Nonetheless, she points out that the federally protected sea lions, perhaps the most adaptable of sea mammals, are an important sentinel species. “The events that impact them tell us important things about what is going on in our oceans,” she adds.

This unusual wave of sea lion beaching comes at the same time as a rash of equally remarkable marine mammal events have caused a sensation over the past few months. Back in mid-February, a mega-pod of feeding dolphins that was estimated to number in the tens of thousands and to cover 35 square miles astonished residents near San Diego, while the largest pods of grey and killer whales ever spotted also delighted tourists at the same time as they perplexed scientists.

Researchers at NOAA are cautious in their proposals as to what is behind the growing number of incapacitated sea lion pups, points out Beth Pratt, California director of the National Wildlife Federation. But, she adds, it’s hard for the average person watching these events not to think they’re connected somehow.

“It seems pretty obvious to the average viewer that there is something going on in our oceans or environments that is driving such extraordinary changes in marine mammal behavior,” she says.
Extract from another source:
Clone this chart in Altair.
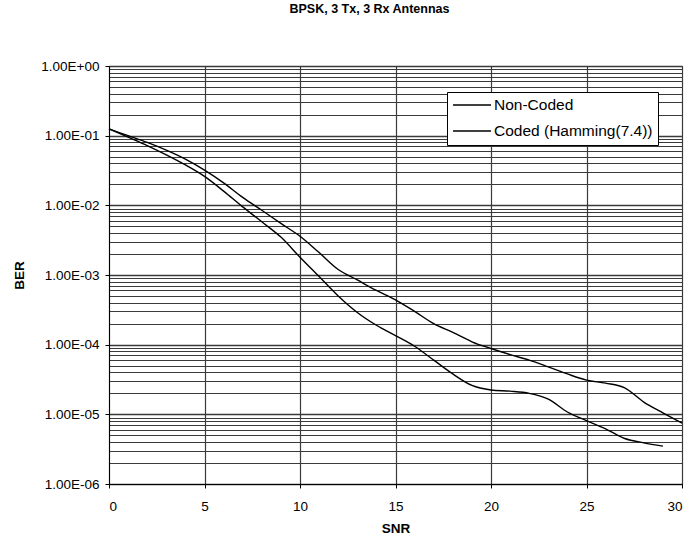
import altair as alt
import pandas as pd
import math

# ---- data ----
title_text = "BPSK, 3 Tx, 3 Rx Antennas"
series_names = ["Non-Coded", "Coded (Hamming(7.4))"]

snr_non_coded = list(range(0, 31))
ber_non_coded = [0.125, 0.10, 0.08, 0.062, 0.046, 0.032, 0.021, 0.013, 0.0085, 0.0055,
                 0.0036, 0.0021, 0.0012, 0.00085, 0.0006, 0.00044, 0.0003, 0.0002, 0.00015, 0.00011,
                 0.000088, 0.000072, 0.00006, 0.000048, 0.000038, 0.000031, 0.000028, 0.000024,
                 0.000015, 0.0000105, 0.0000075]

snr_coded = list(range(0, 30))
ber_coded = [0.125, 0.095, 0.072, 0.053, 0.038, 0.026, 0.016, 0.0095, 0.0058, 0.0035,
             0.0018, 0.00095, 0.0005, 0.00029, 0.00019, 0.000135, 0.000095, 0.00006, 0.000038, 0.000026,
             0.0000224, 0.0000215, 0.00002, 0.0000165, 0.0000108, 0.0000081, 0.0000062, 0.0000045,
             0.0000039, 0.0000035]

x_ticks = [0, 5, 10, 15, 20, 25, 30]
y_decades = [1e-6, 1e-5, 1e-4, 1e-3, 1e-2, 1e-1, 1.0]
y_labels = ["1.00E-06", "1.00E-05", "1.00E-04", "1.00E-03", "1.00E-02", "1.00E-01", "1.00E+00"]
minor_mult = [1, 2, 3, 4, 5, 6, 7, 8, 9]

# gridline positions: every m x 10^k
y_grid = sorted({round(m * d, 12) for d in y_decades[:-1] for m in minor_mult} | {1.0})

rows = []
for s, b in zip(snr_non_coded, ber_non_coded):
    rows.append({"SNR": s, "BER": b, "series": series_names[0]})
for s, b in zip(snr_coded, ber_coded):
    rows.append({"SNR": s, "BER": b, "series": series_names[1]})
df = pd.DataFrame(rows)

FONT = "Liberation Sans"
GRID = "#3a3a3a"
LAB = 13.5

# label expression: only decades get a label
lg = "log(datum.value)/LN10"
label_expr = "''"
for v, lab in zip(y_decades, y_labels):
    e = int(round(math.log10(v)))
    label_expr = f"abs({lg} - ({e})) < 0.001 ? '{lab}' : ({label_expr})"
is_decade = f"abs({lg} - round({lg})) < 0.001"

common = dict(labelFont=FONT, labelFontSize=LAB, labelColor="black",
              titleFont=FONT, titleFontSize=13.5, titleFontWeight="bold", titleColor="black",
              domainColor="black", tickColor="black", gridColor=GRID, gridOpacity=1)

chart = alt.Chart(df).mark_line(strokeWidth=1.4, interpolate="monotone").encode(
    x=alt.X("SNR:Q",
            scale=alt.Scale(domain=[0, 30], nice=False),
            axis=alt.Axis(values=x_ticks, title="SNR", grid=True, gridWidth=1.2,
                          tickSize=4, labelPadding=11,
                          titleY=37, titleBaseline="top", **common)),
    y=alt.Y("BER:Q",
            scale=alt.Scale(type="log", domain=[1e-6, 1], nice=False),
            axis=alt.Axis(values=y_grid, title="BER", grid=True,
                          labelExpr=label_expr, labelOverlap=False,
                          tickSize=4, labelPadding=6,
                          tickOpacity={"condition": {"test": is_decade, "value": 1}, "value": 0},
                          gridWidth={"condition": {"test": is_decade, "value": 1.6}, "value": 1},
                          titleX=-83, titleY=209, **common)),
    color=alt.Color("series:N",
                    scale=alt.Scale(domain=series_names, range=["black", "black"]),
                    legend=alt.Legend(title=None, orient="none", legendX=338, legendY=26,
                                      direction="vertical", symbolType="stroke",
                                      symbolSize=1444, symbolStrokeWidth=1.3,
                                      clipHeight=16, rowPadding=9, padding=5,
                                      labelOffset=2, labelFontSize=15.5, labelFont=FONT,
                                      labelColor="black", fillColor="white",
                                      strokeColor="black", cornerRadius=0)),
    detail="series:N",
).properties(
    width=573, height=418,
    background="white",
    title=alt.TitleParams(title_text, anchor="middle", font=FONT, fontSize=12.5,
                          fontWeight="bold", color="black", offset=44, dx=-26),
    padding={"left": 109, "top": 66, "right": 9, "bottom": 63},
    autosize=alt.AutoSizeParams(type="none"),
).configure_view(stroke="black", strokeWidth=1)

chart.save("out.html", embed_options={"renderer": "svg", "actions": False})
The research funding and major effort to understand the causes of the sea lions’ travails are just beginning – and may not be conclusive, points out David Helvarg, author of “The Golden Shore – California's Love Affair with the Sea.”

While the research could point to a collapse in food sources such as anchovies or squid, he adds via e-mail, “it could be a mixed result like with the manatee die-off in Florida, where a naturally occurring red tide is being unnaturally fed by nutrients from farm and lawn fertilizers.”